> _What you will do_
Would you retype, exactly and without the pictures, the lines between the line holding "Give me the Altair source for this chart." and the line holding "import pandas as pd", inclusive, and nothing else?

○ ○ ○ ○ ○ ○ ○

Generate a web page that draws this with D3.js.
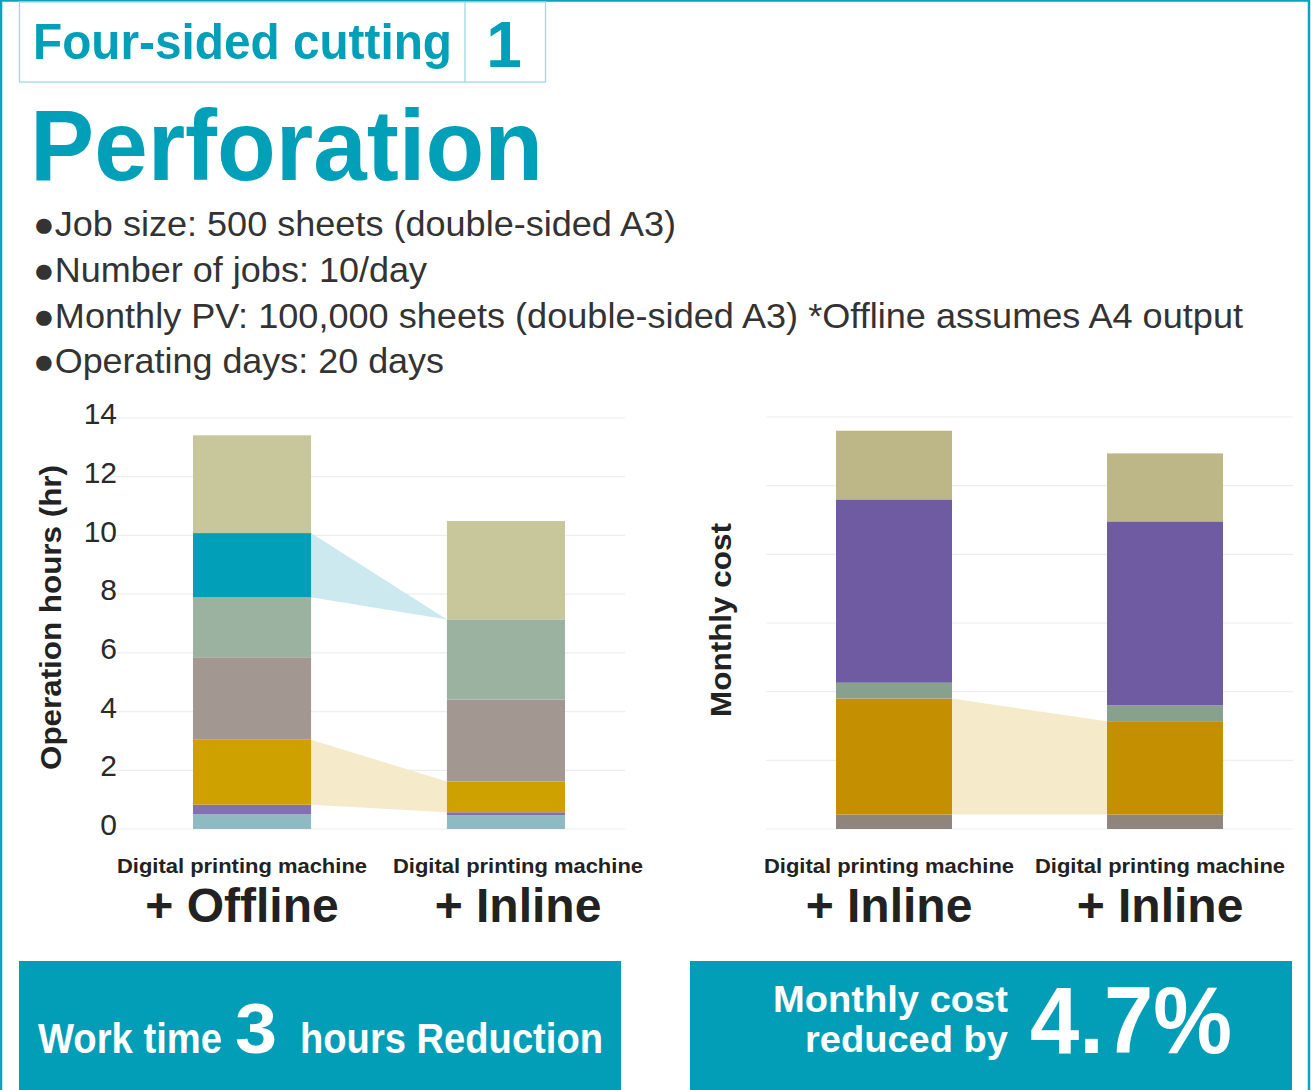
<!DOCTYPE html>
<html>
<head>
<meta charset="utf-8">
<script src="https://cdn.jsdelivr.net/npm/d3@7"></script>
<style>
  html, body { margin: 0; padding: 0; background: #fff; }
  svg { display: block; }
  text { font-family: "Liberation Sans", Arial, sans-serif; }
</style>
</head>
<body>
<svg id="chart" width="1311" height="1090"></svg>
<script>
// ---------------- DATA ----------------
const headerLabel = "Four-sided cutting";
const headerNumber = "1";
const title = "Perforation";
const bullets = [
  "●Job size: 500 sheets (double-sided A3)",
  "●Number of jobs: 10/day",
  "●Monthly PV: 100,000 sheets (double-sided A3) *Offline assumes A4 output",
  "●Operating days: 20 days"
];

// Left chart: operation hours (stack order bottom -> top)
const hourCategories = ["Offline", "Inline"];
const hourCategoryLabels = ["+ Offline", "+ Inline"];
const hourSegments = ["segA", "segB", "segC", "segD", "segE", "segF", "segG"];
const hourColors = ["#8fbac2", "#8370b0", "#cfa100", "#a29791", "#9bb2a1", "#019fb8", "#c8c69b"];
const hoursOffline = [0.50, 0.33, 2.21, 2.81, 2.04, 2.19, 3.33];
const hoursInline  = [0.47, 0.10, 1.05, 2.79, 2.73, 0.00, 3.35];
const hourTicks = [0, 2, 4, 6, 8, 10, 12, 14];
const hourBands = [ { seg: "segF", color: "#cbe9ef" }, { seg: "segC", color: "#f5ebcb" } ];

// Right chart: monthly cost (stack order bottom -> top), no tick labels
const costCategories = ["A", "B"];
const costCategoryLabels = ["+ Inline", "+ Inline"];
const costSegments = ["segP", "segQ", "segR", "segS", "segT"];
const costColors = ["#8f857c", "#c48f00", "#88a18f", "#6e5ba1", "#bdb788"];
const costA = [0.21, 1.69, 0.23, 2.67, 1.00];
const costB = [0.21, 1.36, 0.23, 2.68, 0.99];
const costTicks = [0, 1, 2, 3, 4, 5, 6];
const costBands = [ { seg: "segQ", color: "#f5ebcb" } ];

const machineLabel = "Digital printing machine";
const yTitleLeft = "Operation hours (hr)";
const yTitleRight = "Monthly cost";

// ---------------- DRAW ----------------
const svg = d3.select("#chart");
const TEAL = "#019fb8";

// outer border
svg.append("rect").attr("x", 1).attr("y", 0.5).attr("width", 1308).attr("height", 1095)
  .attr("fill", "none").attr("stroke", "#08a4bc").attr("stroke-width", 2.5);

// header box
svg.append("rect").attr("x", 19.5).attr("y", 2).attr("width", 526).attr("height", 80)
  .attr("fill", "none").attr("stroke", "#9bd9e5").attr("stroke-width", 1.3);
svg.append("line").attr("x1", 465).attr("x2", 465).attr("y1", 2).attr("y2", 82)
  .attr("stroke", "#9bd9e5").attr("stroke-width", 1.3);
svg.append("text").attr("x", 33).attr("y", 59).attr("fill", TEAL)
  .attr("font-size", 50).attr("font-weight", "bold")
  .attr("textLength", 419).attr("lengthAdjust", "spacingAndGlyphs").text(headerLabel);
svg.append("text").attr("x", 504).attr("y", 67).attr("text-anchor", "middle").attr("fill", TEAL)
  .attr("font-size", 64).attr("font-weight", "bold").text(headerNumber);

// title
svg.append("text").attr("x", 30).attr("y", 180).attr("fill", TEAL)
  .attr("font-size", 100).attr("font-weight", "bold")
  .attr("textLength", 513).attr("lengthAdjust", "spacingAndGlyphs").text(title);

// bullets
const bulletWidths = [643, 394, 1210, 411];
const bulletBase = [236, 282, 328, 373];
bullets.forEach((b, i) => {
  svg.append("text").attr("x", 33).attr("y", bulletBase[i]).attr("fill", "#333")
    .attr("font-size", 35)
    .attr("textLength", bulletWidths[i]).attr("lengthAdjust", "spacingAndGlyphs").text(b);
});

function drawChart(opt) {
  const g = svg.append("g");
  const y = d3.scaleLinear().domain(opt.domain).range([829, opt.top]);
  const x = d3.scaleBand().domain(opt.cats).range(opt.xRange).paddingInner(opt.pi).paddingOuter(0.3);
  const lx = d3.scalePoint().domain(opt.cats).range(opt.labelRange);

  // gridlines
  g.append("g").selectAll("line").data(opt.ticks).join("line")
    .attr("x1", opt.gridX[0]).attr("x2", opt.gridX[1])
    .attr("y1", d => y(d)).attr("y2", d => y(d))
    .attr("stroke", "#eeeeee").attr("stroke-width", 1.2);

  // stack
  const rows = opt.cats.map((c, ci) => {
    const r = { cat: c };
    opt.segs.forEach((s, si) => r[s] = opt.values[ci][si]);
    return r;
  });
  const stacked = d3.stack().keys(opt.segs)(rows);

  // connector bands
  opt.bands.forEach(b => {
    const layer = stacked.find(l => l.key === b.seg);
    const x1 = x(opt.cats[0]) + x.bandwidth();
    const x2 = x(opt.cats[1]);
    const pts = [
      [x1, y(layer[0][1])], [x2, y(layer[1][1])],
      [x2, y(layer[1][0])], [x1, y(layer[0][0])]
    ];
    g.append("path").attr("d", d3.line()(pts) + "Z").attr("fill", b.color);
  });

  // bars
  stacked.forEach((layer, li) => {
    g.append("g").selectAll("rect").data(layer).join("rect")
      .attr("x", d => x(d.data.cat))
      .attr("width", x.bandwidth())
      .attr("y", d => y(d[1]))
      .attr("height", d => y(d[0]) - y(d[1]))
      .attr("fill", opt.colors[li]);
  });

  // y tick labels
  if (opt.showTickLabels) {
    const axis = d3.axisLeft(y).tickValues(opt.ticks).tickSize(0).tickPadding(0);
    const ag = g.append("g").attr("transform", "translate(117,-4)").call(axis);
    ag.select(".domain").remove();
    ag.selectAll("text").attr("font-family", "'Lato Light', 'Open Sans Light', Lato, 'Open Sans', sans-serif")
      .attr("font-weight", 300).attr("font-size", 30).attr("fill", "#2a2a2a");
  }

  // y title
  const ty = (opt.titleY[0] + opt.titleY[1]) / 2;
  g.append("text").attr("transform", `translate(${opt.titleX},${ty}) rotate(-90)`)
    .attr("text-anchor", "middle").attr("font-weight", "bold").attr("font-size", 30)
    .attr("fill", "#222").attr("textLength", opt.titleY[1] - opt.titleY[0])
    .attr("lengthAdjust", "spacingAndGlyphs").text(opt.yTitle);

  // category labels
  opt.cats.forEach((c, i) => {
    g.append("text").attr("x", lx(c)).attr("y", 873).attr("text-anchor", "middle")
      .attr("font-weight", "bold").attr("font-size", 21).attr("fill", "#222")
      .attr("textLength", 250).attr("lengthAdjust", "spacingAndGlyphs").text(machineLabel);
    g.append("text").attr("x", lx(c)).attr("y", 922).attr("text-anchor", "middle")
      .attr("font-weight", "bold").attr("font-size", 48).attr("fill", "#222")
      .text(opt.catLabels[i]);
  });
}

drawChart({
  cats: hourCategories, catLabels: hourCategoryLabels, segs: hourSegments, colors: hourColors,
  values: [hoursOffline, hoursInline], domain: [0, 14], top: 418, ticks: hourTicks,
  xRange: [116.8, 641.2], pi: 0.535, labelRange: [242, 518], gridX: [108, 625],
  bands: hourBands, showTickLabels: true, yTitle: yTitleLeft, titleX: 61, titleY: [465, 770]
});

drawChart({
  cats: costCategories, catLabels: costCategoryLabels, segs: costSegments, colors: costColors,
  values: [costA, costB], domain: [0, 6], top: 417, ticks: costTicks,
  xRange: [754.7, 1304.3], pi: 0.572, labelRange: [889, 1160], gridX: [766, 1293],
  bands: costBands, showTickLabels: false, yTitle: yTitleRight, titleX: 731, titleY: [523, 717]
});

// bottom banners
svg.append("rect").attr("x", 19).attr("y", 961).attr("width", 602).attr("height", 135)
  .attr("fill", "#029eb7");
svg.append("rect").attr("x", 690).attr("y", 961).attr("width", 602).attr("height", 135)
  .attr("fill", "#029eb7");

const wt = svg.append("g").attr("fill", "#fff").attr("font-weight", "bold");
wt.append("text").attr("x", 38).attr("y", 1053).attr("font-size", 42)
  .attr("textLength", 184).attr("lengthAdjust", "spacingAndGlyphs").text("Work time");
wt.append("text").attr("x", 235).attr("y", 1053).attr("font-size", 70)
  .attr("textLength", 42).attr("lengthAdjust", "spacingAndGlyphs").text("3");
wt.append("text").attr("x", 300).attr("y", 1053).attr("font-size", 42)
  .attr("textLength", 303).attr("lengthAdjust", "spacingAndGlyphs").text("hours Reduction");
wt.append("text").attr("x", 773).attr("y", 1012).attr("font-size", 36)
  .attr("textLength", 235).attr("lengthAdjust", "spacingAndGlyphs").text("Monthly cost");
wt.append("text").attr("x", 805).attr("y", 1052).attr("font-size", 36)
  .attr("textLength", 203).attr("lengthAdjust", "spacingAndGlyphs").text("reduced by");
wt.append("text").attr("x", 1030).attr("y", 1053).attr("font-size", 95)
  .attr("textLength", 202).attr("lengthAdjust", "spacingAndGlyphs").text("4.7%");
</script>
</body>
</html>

○ ○ ○ ○ ○ ○ ○

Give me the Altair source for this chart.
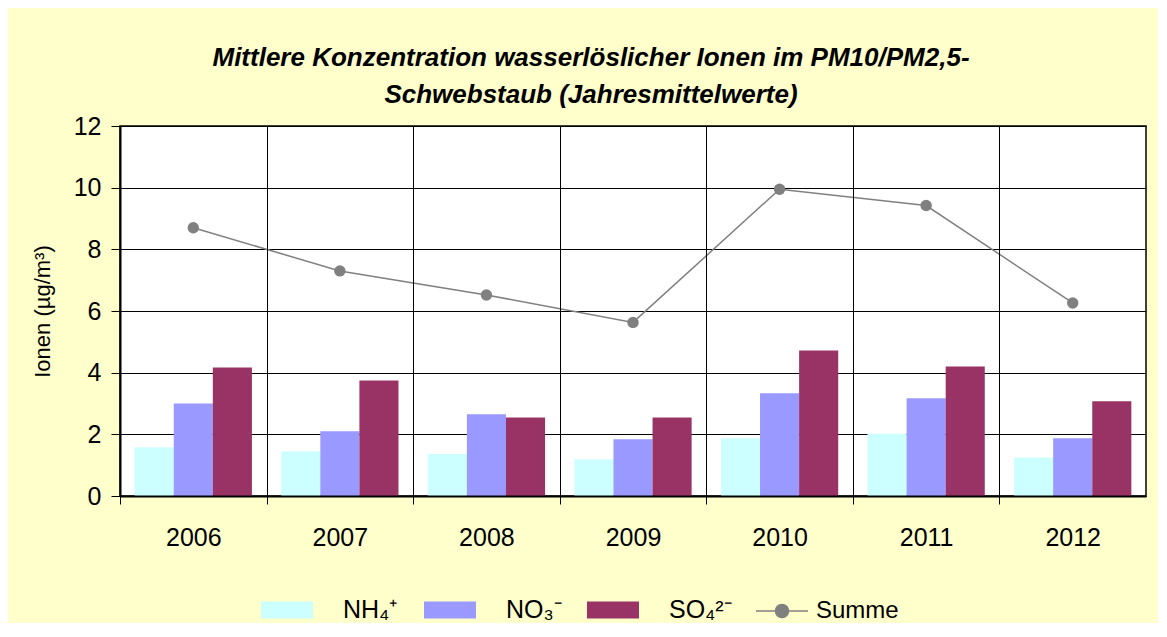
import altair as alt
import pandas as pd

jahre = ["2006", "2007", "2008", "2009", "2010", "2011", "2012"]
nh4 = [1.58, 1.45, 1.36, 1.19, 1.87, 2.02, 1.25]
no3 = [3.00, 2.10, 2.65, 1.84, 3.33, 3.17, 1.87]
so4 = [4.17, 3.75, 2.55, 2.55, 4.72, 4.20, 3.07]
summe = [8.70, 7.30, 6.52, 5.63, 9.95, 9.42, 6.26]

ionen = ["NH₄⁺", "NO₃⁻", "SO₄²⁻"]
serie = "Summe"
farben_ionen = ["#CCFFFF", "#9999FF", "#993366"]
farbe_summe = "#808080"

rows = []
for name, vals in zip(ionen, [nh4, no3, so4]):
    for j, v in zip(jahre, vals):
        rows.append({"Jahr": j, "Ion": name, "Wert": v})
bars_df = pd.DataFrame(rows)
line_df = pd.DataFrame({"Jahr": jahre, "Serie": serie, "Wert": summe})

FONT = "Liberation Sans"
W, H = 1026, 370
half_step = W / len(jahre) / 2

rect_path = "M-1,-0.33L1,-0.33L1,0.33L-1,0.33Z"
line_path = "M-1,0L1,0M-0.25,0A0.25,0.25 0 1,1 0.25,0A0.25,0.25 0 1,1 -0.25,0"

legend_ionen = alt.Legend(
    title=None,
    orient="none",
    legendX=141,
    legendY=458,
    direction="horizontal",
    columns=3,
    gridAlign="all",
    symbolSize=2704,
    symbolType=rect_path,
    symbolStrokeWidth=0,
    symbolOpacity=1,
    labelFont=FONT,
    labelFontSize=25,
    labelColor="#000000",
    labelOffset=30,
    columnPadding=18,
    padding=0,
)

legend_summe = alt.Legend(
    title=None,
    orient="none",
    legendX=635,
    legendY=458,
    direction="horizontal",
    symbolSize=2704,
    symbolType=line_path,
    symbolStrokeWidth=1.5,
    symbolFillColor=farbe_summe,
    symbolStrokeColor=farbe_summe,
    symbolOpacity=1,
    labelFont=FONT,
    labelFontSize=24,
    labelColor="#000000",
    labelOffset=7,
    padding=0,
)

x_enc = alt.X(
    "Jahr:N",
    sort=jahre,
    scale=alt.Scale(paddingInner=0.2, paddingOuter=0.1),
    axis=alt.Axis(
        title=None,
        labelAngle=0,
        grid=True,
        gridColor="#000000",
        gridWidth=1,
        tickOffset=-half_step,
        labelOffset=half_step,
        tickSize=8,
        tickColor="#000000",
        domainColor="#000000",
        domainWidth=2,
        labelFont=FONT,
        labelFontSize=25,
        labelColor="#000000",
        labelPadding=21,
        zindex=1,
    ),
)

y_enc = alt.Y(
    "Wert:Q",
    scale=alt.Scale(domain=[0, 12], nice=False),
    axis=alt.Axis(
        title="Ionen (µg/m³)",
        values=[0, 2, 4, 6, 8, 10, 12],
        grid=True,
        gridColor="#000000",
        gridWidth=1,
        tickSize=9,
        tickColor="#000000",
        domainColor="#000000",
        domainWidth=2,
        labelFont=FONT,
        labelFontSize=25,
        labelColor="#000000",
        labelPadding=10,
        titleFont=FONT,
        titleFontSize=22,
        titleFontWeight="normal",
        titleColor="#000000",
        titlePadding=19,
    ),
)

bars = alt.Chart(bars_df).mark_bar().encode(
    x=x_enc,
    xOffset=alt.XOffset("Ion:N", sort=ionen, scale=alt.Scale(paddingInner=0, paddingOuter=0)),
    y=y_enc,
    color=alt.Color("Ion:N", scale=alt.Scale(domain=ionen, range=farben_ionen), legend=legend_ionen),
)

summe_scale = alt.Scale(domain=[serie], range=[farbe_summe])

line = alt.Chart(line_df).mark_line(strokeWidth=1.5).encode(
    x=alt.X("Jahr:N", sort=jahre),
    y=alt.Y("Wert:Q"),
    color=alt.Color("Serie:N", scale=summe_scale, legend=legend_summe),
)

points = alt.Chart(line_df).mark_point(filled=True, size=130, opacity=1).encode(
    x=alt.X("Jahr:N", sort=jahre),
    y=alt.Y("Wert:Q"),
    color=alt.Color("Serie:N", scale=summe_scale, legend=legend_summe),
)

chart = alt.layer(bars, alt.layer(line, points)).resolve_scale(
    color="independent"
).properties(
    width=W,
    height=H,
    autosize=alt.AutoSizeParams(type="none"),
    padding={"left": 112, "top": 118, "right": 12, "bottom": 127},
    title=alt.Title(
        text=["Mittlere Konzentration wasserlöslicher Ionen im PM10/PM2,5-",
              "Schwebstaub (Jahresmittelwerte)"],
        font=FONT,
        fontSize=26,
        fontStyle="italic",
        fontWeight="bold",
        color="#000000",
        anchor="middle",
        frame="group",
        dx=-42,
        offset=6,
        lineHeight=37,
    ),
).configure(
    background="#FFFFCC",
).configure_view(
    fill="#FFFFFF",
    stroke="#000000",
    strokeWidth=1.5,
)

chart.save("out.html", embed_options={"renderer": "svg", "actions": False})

○ ○ ○ ○ ○ ○ ○

> _Answer to the exercise_
Give me the Altair source for this chart.
import altair as alt
import pandas as pd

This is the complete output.